The person who voiced the original iPhone Siri has revealed herself as Susan Bennett, although Apple won’t confirm it. But what interested me in the story was how the system was created.
For four hours a day, every day, in July 2005, Bennett holed up in her home recording booth. Hour after hour, she read nonsensical phrases and sentences so that the “ubergeeks” — as she affectionately calls them; they leave her awestruck — could work their magic by pulling out vowels, consonants, syllables and diphthongs, and playing with her pitch and speed.
These snippets were then synthesized in a process called concatenation that builds words, sentences, paragraphs. And that is how voices like hers find their way into GPS and telephone systems.
I used to wonder whether they had coded the voice to utter lots of words or even phrases that could be arranged in multiple ways to provide the answers to questions, but it seems like the basic component units are even smaller. Pretty impressive people, these ubergeeks.
This does answer one question that puzzled me. I have an old iPhone 3G that was handed down from my daughter when she upgraded, so I don’t have Siri. But when my daughter was visiting for the first time after this came out, we were all playing around on her phone asking all manner of silly but innocent questions to see what Siri would say. We were startled when she suddenly said, “I am horny”, stopping us dead in our tracks.
We wondered why the people at Apple would program such a sentence but now it seems clear that that particular sentence was not recorded but reconstructed due to some combination of triggers in our questions. We could not get her to say it again.
But was the reconstruction a sheer fluke or were some of the ubergeeks having a bit of fun by secretly throwing in the possibility of such an answer?
RebeccaT says
Long ago, when I was a little DOS programmer, just finding her feet, I experimented with doing text-to-speech at the word level. While the individual words sounded WAY better then the text-to-speech that was available to me at the time, putting them together sounded bizarre. It was like the audio version of one of those kidnapping notes made up of cutouts from a newspaper. All the stress and inflection was weird and/or flat, when stitched together like that.
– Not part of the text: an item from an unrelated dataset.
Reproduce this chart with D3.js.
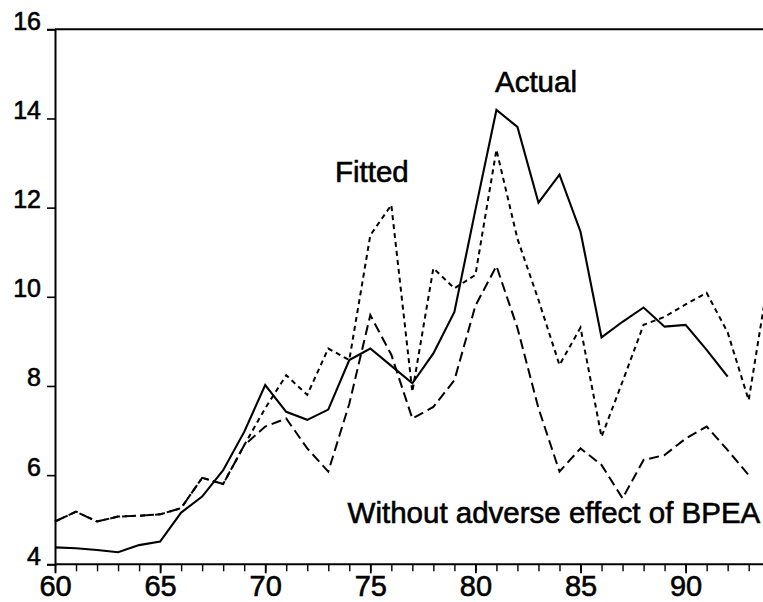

throwaway, never proofreads, every post a gamble says
Or maybe truth is stranger than that: she has developed a consciousness and is literally horny for a male counterpart! Hie thee to the Garmin!
Mano Singham says
Yes, I can imagine that if you took anyone’s speech (say reading a book) and switched the words into different sequences, the result would be pretty weird because the way we say something depends on the context, what came just before and just after. I hadn’t thought of any of this until I read this article and your comment.
Pen says
One of the games in our household at the moment is being incredibly rude to Siri just to hear the pathetic responses it comes up with -- ‘You’re entitled to your opinion’????
I really didn’t need to know there was a real person behind the machine, but I suppose it was inevitable.
DsylexicHippo says
“Who let the dogs out?”
Siri: Who? Who? Who? Who? Who?
Cuttlefish says
Mano, you might be interested (I was fascinated) by the offer Roger Ebert got, to have his own voice synthesized in (what seems to me) much the same manner. He had certainly accumulated enough recorded samples of his voice, and of course was (at the time) communicating only by keyboard.
Something came up (grading, probably), so I never did find out what became of that offer.
Mano Singham says
Reading the Siri story, I don’t think ordinary speech would be sufficient to give the range of sounds needed for really good synthesis.
mobius says
Your “I am horny” story brought to mind a somewhat (OK…just a tiny bit) similar story of my own.
Many years ago when VCRs were still in use, I spent about one year working repairing them. One unit had come in with intermittent sound problems. So I plugged it in and let it just run and was listening as I worked on another VCR. The tape I was playing was Schwarzenegger’s Commando. Not that I was at all interested in it. It was just a tape I had available for troubleshooting. There was no sound from the machine until suddenly Arnie’s voice came on and said, “F*ck you”, and then the machine went silent again.
True story, believe it or not.
CaitieCat says
As a linguist who’s worked on speech-recognition software, yes, this is a big problem; it’s an even bigger one in the reverse direction, trying to pick speech out of the different inflections which occur at phrase- or sentence-level synthesis. If I were able to be an academic right now, I’d probably be looking into whether it’s possible to teach a computer to filter someone’s accent away from their words by recognizing the accent. So if the speaker is, say, a German and is devoicing all final consonants (“Hund” -- dog -- is pronounced with an almost-“t” at the end). When we’re doing the speech-rec, if we can pick out that someone does this, we’ve narrowed down their accent to a small list of languages. Other obvious cues could work similarly, by recognizing consistent patterns of interference: Arabic speakers putting reflexive pronouns in weird places, or Russians using (or failing to use) articles in the usual way, and so on.
Being able to recognize these things could make speech-rec a lot more robust, by enabling filters that “convert” the speaker’s utterances into a hypothetical standard model.
Not possible now, as we don’t do speech-rec at the phoneme level yet, not with any reliability, and you’d need to do so reliably before you could do accent-rec. But I’d bet someone’s working on it, somewhere.